Q&A: Charging the Renter for Delinquency

Q We have an owner in our condominium association, who is several months behind in  his fees. He currently has a tenant in his unit. The association pays the bill  for his water, sewage, pool and other amenities. Do we as an association have  the right to take any of these amenities away from the renter, and would it be  possible to have the renter pay his monthly rent to the association until the  delinquency is resolved?”  

 —Concerned Homeowner  

A “The question arises often of whether or not an association can limit an owner’s rights if that person fails to timely pay assessments,” says David Hartwell, a partner at the Chicago-based law firm of Penland & Hartwell. “In Illinois, the simple answer no. If a person maintains ownership in a unit, that is the only qualifier for  possessing all rights of an owner as conferred by the association’s declaration and the Illinois Condominium Property Act (“Act”). Moreover, the Act prohibits associations for enacting rules or policies which  create two different classifications of ownership. In this case, disallowing an owner from using certain amenities based on timely  payment of assessments would improperly create two different classifications  and therefore would not be consistent with the intent of the Act. Furthermore a  tenant is entitled to and shall enjoy all of the rights and privileges accorded  to an owner. Therefore, a tenant cannot be treated any differently than an  owner.  
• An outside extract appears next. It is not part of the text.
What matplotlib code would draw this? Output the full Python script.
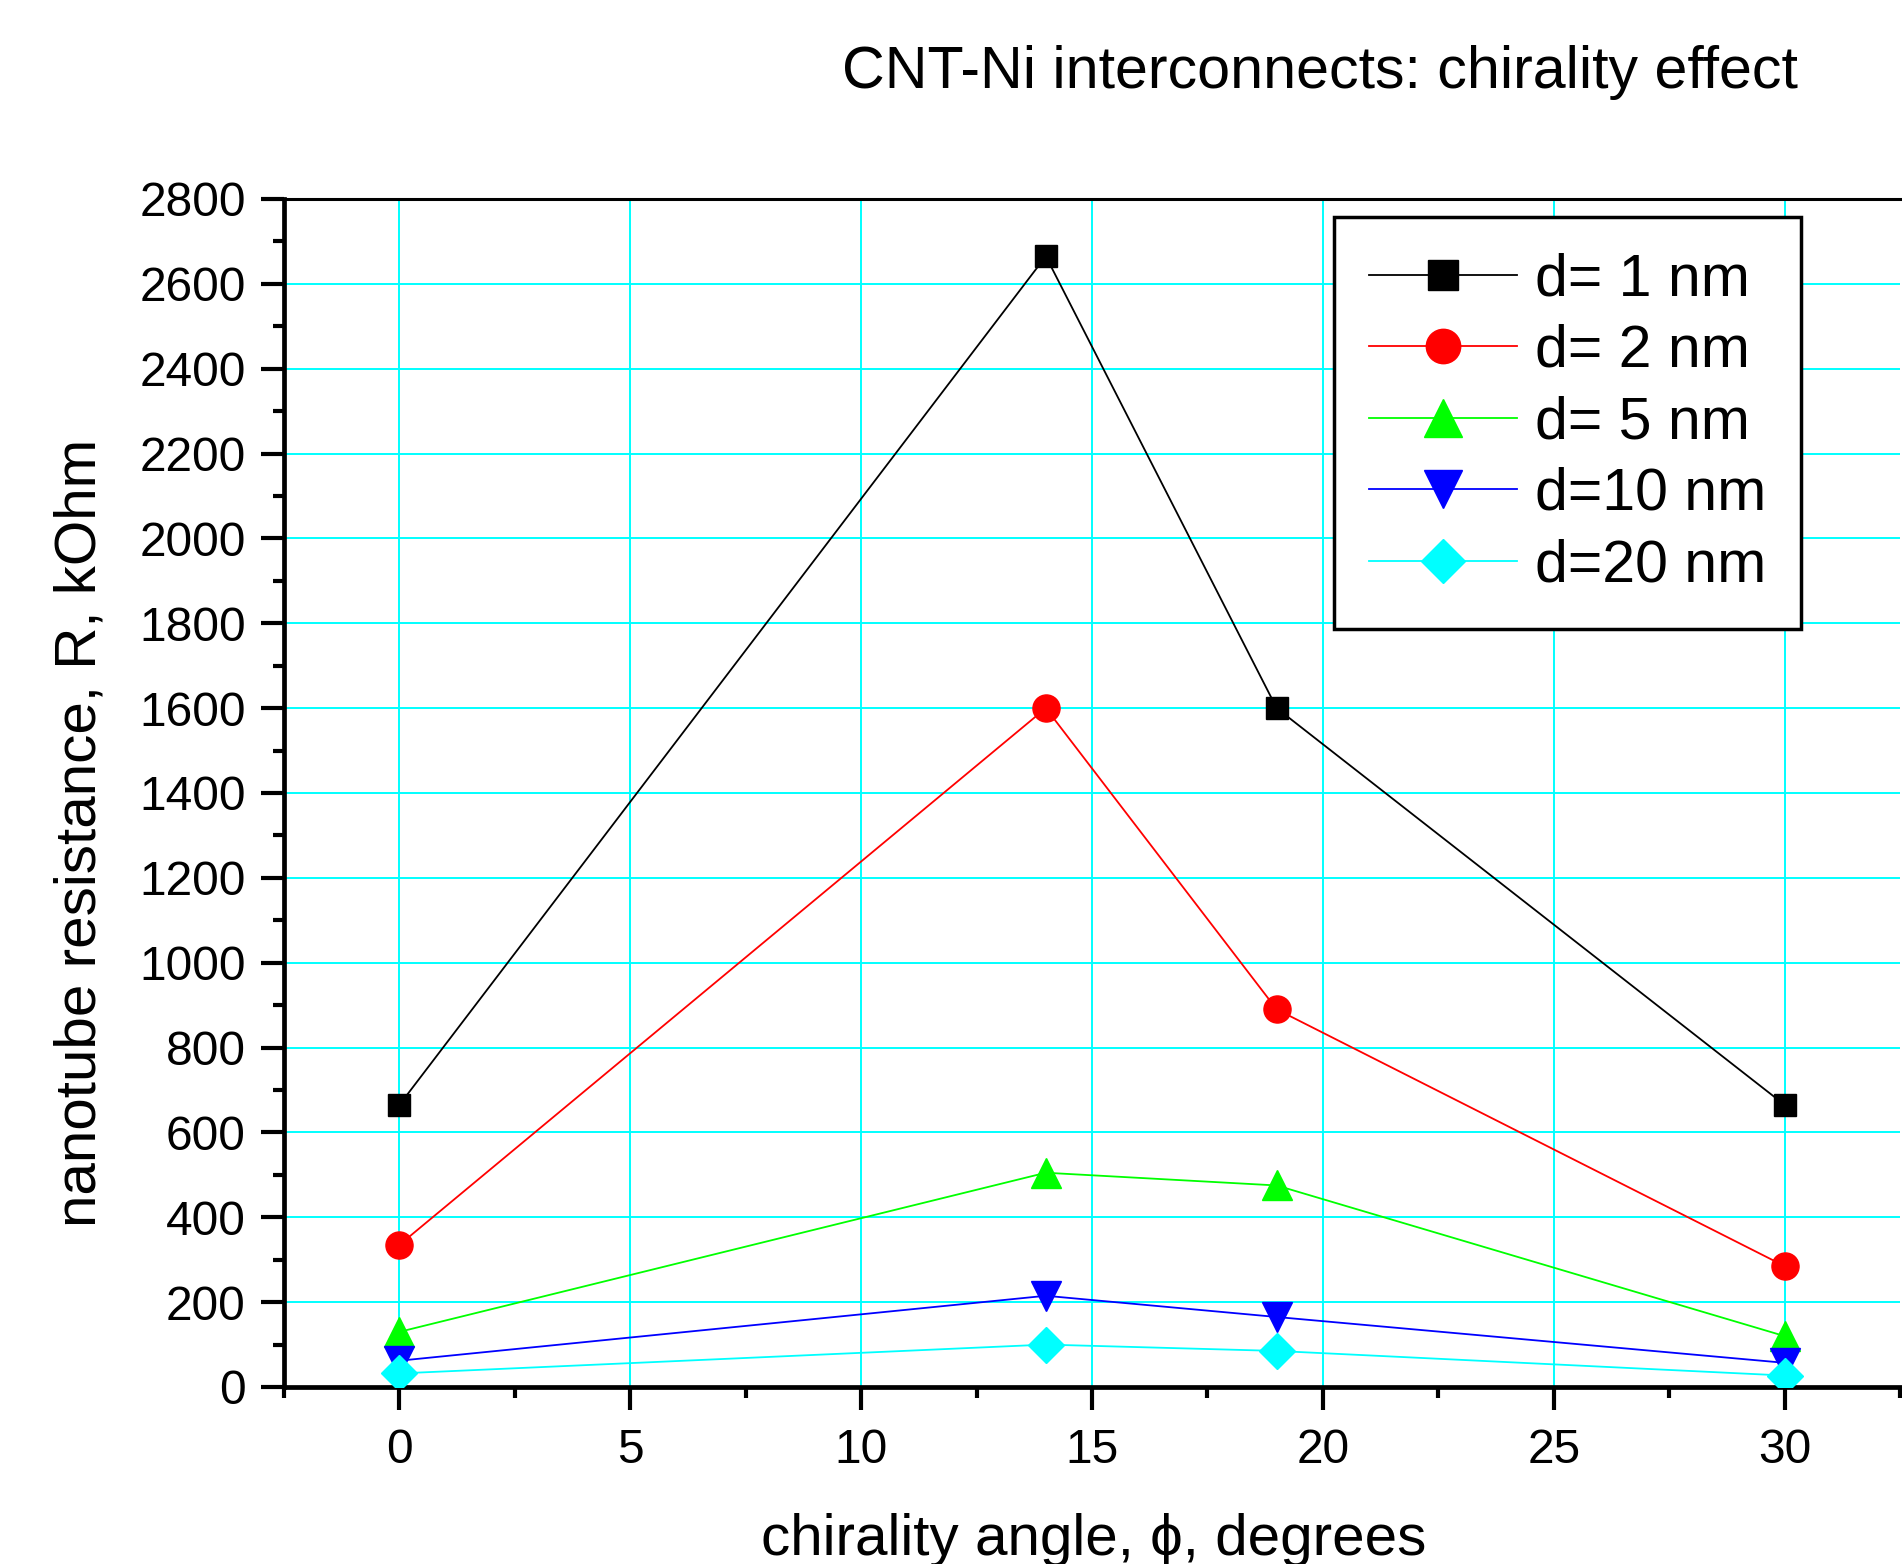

 “Boards often argue that it is unjust and unfair for delinquent owners to  continue to be able to enjoy all of the amenities and privileges of paying  owners; however this is the requirement of Illinois law. Delinquent owners are permitted to run for and serve on the board of directors,  serve of committees, utilize parking, use the pool and exercise facilities, and  all other common amenities. If adverse action is taken against a delinquent owner, claims of discrimination  often arise, which may be costly to defend. Boards should focus on aggressive  and uniform collection policies to minimize delinquencies.  
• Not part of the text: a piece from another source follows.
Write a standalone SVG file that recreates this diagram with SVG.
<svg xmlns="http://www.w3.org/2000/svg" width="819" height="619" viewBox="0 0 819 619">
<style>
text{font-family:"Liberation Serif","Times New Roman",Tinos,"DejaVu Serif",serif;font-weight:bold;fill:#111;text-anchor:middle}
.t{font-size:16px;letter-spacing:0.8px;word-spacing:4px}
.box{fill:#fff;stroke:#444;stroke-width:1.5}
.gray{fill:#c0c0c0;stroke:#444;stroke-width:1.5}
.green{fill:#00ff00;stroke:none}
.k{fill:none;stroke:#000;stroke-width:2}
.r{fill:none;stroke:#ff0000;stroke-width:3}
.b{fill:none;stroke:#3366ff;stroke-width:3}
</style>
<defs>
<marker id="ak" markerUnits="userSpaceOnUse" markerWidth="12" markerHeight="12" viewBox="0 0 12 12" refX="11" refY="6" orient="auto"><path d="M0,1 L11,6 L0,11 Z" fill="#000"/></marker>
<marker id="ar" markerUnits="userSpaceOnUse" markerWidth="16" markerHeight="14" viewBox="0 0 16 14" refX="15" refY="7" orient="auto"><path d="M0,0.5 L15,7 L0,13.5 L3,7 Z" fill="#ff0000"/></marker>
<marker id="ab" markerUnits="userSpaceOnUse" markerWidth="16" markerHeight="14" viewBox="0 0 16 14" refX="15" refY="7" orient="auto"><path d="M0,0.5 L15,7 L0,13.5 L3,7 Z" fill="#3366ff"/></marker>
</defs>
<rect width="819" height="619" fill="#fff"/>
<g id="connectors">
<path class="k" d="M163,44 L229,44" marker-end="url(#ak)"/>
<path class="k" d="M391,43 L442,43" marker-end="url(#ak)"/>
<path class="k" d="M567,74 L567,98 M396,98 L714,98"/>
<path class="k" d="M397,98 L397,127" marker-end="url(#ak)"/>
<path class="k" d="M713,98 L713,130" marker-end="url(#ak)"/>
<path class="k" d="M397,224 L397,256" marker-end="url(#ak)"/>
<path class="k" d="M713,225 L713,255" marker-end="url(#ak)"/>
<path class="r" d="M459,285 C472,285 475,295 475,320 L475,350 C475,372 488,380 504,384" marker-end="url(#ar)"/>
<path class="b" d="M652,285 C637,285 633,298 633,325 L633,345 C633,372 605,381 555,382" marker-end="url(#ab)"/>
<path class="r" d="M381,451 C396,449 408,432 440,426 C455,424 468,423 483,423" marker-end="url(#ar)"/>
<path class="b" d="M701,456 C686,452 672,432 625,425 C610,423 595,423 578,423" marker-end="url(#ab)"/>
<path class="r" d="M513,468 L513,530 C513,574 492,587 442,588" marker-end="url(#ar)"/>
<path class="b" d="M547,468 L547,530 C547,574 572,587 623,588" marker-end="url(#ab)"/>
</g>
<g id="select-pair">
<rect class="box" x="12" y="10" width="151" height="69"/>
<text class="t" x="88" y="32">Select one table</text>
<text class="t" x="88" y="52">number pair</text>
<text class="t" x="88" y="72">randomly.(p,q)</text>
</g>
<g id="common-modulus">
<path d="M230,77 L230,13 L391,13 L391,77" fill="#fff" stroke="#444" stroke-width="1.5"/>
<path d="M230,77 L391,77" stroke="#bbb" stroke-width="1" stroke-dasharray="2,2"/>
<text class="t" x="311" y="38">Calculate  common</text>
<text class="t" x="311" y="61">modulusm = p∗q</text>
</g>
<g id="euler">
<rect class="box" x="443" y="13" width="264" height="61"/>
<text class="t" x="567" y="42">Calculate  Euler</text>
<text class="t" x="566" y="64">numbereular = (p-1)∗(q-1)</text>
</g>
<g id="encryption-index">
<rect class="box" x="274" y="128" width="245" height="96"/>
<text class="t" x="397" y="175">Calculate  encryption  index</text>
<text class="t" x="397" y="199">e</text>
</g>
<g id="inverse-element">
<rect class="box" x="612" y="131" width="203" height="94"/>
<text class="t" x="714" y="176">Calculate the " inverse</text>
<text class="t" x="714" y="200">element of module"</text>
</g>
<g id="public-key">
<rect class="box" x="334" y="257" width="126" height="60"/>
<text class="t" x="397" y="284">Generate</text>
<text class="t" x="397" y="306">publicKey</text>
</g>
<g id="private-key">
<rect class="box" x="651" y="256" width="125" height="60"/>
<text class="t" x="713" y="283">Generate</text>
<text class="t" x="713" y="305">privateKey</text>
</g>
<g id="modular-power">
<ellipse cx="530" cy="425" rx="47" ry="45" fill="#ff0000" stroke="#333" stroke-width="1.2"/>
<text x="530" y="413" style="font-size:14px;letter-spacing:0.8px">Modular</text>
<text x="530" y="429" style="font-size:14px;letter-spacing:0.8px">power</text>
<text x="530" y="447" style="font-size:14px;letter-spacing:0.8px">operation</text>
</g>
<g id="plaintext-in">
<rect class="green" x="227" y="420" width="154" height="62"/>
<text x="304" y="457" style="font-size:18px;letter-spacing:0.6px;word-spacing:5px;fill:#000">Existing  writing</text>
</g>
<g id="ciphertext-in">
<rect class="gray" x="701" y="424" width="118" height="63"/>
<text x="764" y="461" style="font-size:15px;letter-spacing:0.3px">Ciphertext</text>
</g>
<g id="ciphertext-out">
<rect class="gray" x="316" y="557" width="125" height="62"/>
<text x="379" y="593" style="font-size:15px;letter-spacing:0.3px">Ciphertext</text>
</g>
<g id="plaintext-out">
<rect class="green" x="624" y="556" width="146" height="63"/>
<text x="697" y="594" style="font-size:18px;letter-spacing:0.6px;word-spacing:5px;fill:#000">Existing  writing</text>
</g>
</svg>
 “The next issue is whether or not the association can compel a renter to stop  paying a delinquent unit owner and instead pay rent to the association until  the arrearage is satisfied. Illinois law allows an association to execute an  assignment of rents and collect rents to offset the outstanding debt, however  only after the association has initiated a collection action pursuant to the  Forcible Entry and Detainer Act and obtained a judgment for possession. Upon  entry of a judgment and order for possession, rent is automatically deemed  assigned to the association unless and until such time the judgment is vacated.  Therefore, the association may collect rent from the tenant(s) until the entire  debt has been paid and an order vacating the judgment has been entered by the  court. This option provides both a benefit to associations, by granting them immediate  relief to collect rent payments and repay unpaid assessments; and a benefit to  paying tenants who do not wish to have their living situation terminated. Additionally, the association does not have to wait the 60-day statutory stay  period before enforcing its rights to recoup unpaid assessments.  
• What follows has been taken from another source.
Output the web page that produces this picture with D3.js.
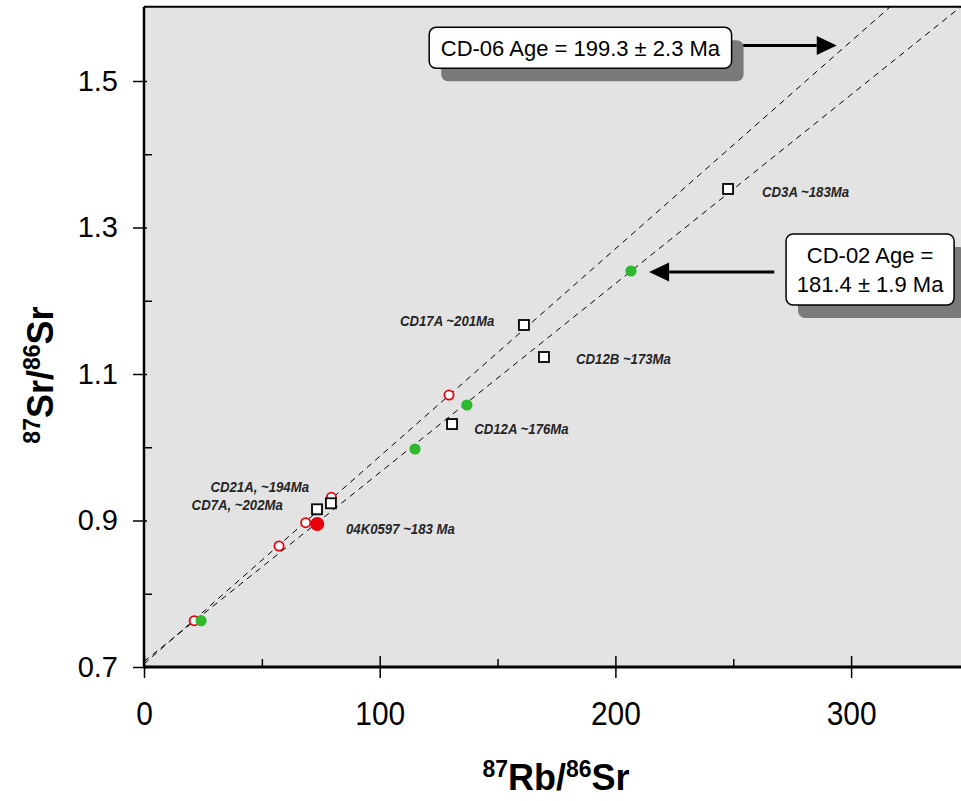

 “To facilitate the rent assignment, the association can and should obtain an “Information Certificate of Assignment” from the clerk of court. The certificate must be sent to current tenant(s) and  serves as notice to the tenants that a judgment has been entered against the  unit owner and that the unit owner’s right to collect rent has been extinguished. The tenant(s) must immediately begin making their monthly rent payments directly  to the association under the same terms as set forth in the lease agreement  with the owner.  

 “Tenants often question the legality of sending their payments directly to the  association, no doubt fearing a backlash from the landlord. While this might seem at first glance as a breach of the lease and the tenant’s duty to pay the landlord, the statute expressly provides that a landlord-unit  owner may not sue the tenant for failure to pay rent that is sent to the  association. Because the certificate of assignment does not provide all of this  information, it is helpful for the association or the association’s attorney to send a letter to the tenant(s) along with certificate explaining  that the unit owner has lost his/her right to collect rent and may no longer  demand rent from the tenant.  

 “What makes the rent assignment most advantageous for condominium associations is  that it allows the association to immediately begin collecting monthly rent  from a tenant, which often times exceeds the monthly assessment. Notably, the rent assignment is terminated upon satisfaction of the entire  judgment, costs, fees, unpaid assessments and after accruing assessments and  upon entry of an order vacating the judgment.”